**Required task**
Exactly the lines from the line containing "Recreate this image" through the line containing "plt.rcParams['font.family'] = ['Noto" are to be echoed, with both included and pictures left out.

**Data listing**
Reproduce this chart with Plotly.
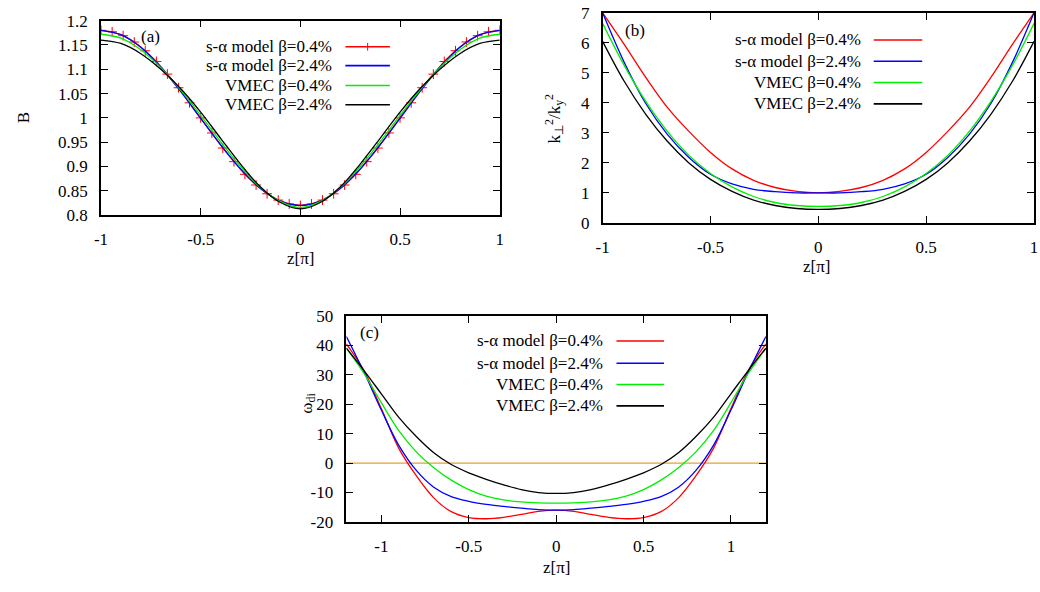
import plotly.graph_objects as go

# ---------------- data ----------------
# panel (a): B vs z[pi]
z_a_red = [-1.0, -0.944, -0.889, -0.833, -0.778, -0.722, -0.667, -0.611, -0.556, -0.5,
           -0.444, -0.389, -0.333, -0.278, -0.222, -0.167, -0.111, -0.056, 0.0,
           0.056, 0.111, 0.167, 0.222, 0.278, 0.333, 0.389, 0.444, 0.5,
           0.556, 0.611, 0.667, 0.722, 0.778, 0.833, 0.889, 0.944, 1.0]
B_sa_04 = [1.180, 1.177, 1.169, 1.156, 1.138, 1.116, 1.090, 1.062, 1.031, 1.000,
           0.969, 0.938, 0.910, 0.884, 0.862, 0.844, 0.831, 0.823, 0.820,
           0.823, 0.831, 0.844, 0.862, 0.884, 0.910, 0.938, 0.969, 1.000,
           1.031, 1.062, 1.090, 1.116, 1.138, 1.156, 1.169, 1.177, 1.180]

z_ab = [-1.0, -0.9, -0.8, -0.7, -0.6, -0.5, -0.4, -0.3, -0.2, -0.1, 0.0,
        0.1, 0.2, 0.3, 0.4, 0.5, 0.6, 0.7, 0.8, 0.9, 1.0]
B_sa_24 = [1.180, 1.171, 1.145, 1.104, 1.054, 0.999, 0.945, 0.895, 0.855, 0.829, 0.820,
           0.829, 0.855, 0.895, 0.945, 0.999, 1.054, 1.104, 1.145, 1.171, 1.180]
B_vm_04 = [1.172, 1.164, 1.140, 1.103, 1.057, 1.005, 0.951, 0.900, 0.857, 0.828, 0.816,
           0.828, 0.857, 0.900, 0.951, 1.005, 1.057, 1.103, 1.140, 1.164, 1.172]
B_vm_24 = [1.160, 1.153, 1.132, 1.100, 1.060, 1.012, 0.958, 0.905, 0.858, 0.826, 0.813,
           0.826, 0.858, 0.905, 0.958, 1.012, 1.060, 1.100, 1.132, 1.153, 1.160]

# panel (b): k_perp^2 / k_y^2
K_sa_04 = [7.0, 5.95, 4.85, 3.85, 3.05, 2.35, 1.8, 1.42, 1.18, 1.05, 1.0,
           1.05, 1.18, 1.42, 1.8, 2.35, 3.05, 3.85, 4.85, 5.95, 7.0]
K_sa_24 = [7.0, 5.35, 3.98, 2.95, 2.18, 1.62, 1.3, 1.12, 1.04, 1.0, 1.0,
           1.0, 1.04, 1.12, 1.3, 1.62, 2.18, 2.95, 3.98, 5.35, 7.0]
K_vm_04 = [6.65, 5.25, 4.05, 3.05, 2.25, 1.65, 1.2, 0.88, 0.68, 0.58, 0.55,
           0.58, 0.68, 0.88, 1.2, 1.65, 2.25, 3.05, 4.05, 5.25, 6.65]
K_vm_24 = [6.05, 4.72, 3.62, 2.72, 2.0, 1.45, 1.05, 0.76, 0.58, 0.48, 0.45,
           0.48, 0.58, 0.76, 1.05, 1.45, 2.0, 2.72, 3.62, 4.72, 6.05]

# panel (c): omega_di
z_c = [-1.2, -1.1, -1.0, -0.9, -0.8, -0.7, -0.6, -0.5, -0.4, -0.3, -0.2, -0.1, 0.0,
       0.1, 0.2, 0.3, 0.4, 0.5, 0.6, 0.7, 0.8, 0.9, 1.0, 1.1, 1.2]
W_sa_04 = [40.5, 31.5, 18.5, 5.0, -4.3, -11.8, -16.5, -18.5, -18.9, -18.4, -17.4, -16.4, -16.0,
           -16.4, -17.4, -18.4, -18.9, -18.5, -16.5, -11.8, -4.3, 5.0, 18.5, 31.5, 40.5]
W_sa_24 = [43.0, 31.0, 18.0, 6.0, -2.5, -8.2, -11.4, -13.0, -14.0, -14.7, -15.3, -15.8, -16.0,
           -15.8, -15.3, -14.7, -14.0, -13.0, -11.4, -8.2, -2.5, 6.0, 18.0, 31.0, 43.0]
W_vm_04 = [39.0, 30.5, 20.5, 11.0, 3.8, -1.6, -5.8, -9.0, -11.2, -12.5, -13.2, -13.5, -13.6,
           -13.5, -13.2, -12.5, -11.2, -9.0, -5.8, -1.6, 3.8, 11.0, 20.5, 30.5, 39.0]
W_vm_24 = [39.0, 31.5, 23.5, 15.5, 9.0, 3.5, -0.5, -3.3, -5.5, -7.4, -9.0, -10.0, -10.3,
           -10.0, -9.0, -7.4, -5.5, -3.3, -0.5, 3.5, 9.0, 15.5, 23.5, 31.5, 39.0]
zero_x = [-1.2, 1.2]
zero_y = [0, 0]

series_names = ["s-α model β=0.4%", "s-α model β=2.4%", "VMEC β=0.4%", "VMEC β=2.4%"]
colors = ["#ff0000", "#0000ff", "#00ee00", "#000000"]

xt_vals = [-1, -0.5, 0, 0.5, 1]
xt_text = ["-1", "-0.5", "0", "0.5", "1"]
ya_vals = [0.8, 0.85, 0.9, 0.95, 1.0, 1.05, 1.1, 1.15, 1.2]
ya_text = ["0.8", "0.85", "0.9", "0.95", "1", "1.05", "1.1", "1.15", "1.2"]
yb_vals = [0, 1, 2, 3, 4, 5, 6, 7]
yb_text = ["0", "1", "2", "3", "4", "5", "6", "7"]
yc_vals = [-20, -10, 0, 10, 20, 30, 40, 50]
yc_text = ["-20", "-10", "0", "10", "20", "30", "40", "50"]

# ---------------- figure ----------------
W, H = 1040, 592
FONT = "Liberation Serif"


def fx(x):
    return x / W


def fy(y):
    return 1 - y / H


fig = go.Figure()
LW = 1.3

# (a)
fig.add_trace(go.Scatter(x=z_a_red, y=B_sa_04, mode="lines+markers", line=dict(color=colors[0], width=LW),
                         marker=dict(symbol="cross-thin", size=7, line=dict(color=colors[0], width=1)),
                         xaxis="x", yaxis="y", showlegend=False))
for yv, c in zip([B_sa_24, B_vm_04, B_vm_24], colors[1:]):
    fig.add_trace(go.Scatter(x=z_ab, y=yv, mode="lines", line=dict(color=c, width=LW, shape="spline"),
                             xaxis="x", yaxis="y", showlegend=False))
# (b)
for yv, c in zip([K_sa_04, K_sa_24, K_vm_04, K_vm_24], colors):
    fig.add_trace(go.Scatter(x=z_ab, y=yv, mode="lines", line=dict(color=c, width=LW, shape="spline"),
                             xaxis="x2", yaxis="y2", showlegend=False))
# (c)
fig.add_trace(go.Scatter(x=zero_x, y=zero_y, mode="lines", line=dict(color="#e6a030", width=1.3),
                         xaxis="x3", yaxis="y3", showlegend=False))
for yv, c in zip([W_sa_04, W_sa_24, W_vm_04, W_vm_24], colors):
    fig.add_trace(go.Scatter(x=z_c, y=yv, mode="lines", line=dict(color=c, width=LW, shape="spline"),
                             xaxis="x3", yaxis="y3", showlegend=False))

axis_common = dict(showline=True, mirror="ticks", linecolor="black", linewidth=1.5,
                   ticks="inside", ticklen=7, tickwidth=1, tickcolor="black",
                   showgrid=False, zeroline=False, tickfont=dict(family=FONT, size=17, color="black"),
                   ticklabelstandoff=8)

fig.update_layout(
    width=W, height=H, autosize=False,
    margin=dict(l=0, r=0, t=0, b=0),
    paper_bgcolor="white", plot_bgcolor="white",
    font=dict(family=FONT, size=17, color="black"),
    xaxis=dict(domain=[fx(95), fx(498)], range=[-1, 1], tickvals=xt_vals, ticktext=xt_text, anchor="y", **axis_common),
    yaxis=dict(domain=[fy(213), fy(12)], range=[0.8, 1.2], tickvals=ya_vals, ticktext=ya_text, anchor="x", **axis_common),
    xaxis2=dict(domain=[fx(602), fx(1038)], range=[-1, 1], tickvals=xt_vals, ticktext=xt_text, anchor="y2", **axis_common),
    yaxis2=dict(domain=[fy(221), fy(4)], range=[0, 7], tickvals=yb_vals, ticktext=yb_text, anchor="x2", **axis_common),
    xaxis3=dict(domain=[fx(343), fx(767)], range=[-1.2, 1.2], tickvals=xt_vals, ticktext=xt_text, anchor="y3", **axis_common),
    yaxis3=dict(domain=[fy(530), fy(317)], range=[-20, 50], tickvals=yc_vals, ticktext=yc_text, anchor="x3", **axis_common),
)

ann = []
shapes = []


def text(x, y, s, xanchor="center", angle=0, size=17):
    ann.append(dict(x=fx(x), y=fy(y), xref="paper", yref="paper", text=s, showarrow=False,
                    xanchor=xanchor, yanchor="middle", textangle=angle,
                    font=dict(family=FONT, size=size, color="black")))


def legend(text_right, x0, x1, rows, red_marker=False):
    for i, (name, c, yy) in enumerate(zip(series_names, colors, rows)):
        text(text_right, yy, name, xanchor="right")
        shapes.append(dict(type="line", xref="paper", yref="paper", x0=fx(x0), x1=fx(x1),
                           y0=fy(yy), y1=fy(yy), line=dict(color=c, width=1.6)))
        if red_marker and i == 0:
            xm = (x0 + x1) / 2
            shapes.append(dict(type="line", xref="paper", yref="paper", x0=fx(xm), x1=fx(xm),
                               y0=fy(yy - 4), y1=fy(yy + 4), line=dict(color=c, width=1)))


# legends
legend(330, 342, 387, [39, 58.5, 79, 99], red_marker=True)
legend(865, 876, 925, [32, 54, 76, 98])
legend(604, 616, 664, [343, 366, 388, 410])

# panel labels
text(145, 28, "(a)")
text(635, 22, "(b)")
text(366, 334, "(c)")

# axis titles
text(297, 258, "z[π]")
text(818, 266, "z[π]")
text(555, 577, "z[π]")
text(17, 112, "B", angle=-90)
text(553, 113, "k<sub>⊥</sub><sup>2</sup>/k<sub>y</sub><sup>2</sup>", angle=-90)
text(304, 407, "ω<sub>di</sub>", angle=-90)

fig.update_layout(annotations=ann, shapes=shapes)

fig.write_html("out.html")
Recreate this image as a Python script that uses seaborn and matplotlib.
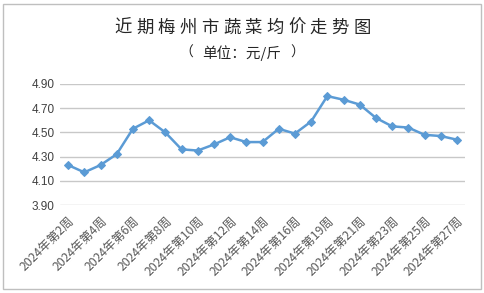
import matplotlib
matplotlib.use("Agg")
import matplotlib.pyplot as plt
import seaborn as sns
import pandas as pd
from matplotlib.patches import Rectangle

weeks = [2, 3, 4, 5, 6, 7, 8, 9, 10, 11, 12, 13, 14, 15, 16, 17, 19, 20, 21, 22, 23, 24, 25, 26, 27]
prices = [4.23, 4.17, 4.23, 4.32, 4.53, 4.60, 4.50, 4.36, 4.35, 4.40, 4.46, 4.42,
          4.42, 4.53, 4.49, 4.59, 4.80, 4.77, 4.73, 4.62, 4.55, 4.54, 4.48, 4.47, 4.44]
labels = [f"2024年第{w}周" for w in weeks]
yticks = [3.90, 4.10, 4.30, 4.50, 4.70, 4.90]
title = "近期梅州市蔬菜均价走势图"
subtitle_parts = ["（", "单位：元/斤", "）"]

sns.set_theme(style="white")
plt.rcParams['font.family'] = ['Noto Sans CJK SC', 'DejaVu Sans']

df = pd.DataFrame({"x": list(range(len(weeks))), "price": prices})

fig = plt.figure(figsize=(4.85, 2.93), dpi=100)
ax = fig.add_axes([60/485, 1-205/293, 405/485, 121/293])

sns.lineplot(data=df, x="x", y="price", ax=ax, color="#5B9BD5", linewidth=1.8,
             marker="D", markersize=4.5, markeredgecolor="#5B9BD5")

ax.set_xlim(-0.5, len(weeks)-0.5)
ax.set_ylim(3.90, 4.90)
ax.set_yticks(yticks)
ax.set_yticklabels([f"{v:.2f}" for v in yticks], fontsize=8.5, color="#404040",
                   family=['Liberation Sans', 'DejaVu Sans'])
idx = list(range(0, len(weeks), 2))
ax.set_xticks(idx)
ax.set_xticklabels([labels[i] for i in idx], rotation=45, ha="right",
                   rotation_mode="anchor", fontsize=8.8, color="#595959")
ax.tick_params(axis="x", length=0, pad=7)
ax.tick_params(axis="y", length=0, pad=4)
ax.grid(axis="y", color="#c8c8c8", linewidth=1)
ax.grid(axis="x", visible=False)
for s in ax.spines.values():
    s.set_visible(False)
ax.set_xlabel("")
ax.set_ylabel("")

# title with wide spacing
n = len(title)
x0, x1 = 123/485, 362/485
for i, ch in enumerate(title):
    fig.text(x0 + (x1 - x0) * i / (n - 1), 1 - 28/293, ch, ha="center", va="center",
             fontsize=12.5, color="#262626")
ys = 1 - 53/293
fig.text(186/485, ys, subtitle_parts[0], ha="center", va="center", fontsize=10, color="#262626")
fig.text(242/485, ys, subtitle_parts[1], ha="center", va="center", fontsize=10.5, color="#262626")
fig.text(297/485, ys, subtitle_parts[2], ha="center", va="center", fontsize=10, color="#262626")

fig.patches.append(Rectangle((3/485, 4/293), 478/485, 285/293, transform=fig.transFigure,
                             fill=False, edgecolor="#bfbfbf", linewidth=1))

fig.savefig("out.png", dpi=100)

**Complete output**
Recreate this image as a Python script that uses seaborn and matplotlib.
import matplotlib
matplotlib.use("Agg")
import matplotlib.pyplot as plt
import seaborn as sns
import pandas as pd
from matplotlib.patches import Rectangle

weeks = [2, 3, 4, 5, 6, 7, 8, 9, 10, 11, 12, 13, 14, 15, 16, 17, 19, 20, 21, 22, 23, 24, 25, 26, 27]
prices = [4.23, 4.17, 4.23, 4.32, 4.53, 4.60, 4.50, 4.36, 4.35, 4.40, 4.46, 4.42,
          4.42, 4.53, 4.49, 4.59, 4.80, 4.77, 4.73, 4.62, 4.55, 4.54, 4.48, 4.47, 4.44]
labels = [f"2024年第{w}周" for w in weeks]
yticks = [3.90, 4.10, 4.30, 4.50, 4.70, 4.90]
title = "近期梅州市蔬菜均价走势图"
subtitle_parts = ["（", "单位：元/斤", "）"]

sns.set_theme(style="white")
plt.rcParams['font.family'] = ['Noto Sans CJK SC', 'DejaVu Sans']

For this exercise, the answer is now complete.